The BKL has one very interesting property which distinguishes it from an ordinary spinlock: code holding the BKL can call schedule() at any time. When that happens, the kernel releases the lock until the scheduling thread is returned to the processor. If code holding the lock can schedule, it ought to be preemptible as well - at least under some circumstances.

Ingo Molnar has decided to mitigate the BKL problem by turning it into the Big Kernel Semaphore. As seen in his patch, the BKS is a special sort of semaphore; it is recursive (as is the BKL), and it is released when the thread holding it voluntarily schedules. The key difference from the BKL, however, is that a process holding the BKS can be preempted - but the semaphore is not released in that case. So code which uses lock_kernel() is still protected against other such code, just like it is now. But that code can be preempted (as long as it does not take any spinlocks). That change should be sufficient to address the latency problems caused by long BKL hold times.
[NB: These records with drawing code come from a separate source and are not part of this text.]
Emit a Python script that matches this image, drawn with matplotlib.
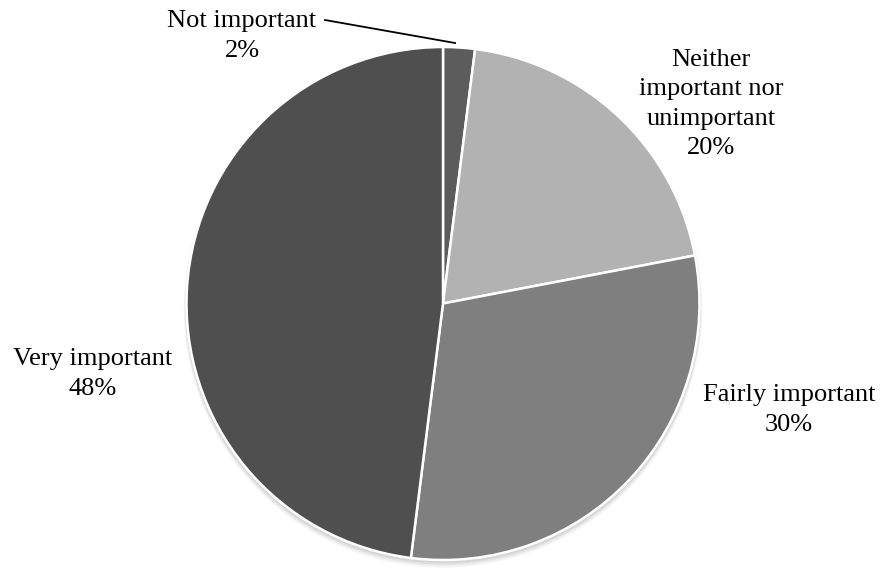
import numpy as np
import matplotlib.pyplot as plt
from matplotlib.patches import Circle

categories = ['Not important', 'Neither\nimportant nor\nunimportant', 'Fairly important', 'Very important']
shares = [2, 20, 30, 48]
colors = ['#5c5c5c', '#b2b2b2', '#7f7f7f', '#4f4f4f']

W, H = 881, 568
fig = plt.figure(figsize=(W / 100, H / 100), dpi=100)
ax = fig.add_axes([0, 0, 1, 1])
ax.set_xlim(0, W)
ax.set_ylim(0, H)
ax.set_aspect('equal')
ax.axis('off')

cx, cy, r = 443, H - 303.5, 256.5

# soft drop shadow under the pie
for i, a in enumerate([0.05, 0.05, 0.04, 0.03]):
    ax.add_patch(Circle((cx, cy - 2 - i), r + 1 + i * 0.6, color='black', alpha=a, lw=0, zorder=0))

wedges, _ = ax.pie(shares, colors=colors, startangle=90, counterclock=False,
                   center=(cx, cy), radius=r, frame=True,
                   wedgeprops=dict(edgecolor='white', linewidth=1.8))
ax.set_xlim(0, W)
ax.set_ylim(0, H)
ax.axis('off')
for w in wedges:
    w.set_zorder(2)

plt.rcParams['font.family'] = ['Liberation Serif', 'DejaVu Serif']
fs = 19
label_pos = [(242, H - 36), (711, H - 104), (789, H - 410), (93, H - 374)]
for name, val, (x, y) in zip(categories, shares, label_pos):
    ax.text(x, y, f'{name}\n{val}%', ha='center', va='center', fontsize=fs,
            linespacing=1.42, color='black', zorder=5)

# leader line for the smallest slice
ax.plot([325, 455], [H - 20, H - 43], color='black', lw=1.3, zorder=5)

fig.savefig('out.png', dpi=100, facecolor='white')
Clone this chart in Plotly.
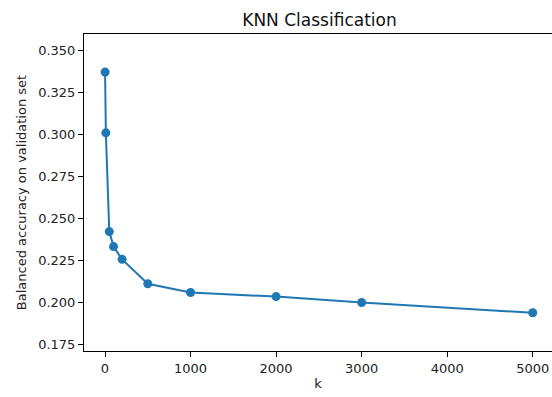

Whether this patch will be accepted remains to be seen. Linus doesn't like it, but Ingo has reasonable responses to his objections. Including Ingo's patch would mitigate the current problems caused by the BKL, which may have an undesirable effect: once again, there will be little motivation to truly fix users of the BKL. Some developers may prefer to simply bite the bullet and eliminate those final BKL users for real.

Index entries for this article
Kernel	Big kernel lock
Kernel	Latency

The Big Kernel Semaphore?

Posted Sep 16, 2004 12:11 UTC (Thu) by wli (guest, #20327) [Link]

Yes, I was the one who mentioned that the code still under the BKL was ancient and buggy.

Moving on, since I've rewritten a fair amount of kernel/ and mm/ between 2.6.9-rc1 and 2.6.9-rc2 with the rewrites either in Linus' bk or in -mm now and LWN has yet to take notice, are you writing this stuff based on lkml archives from an account that has me procmailed to /dev/null or something?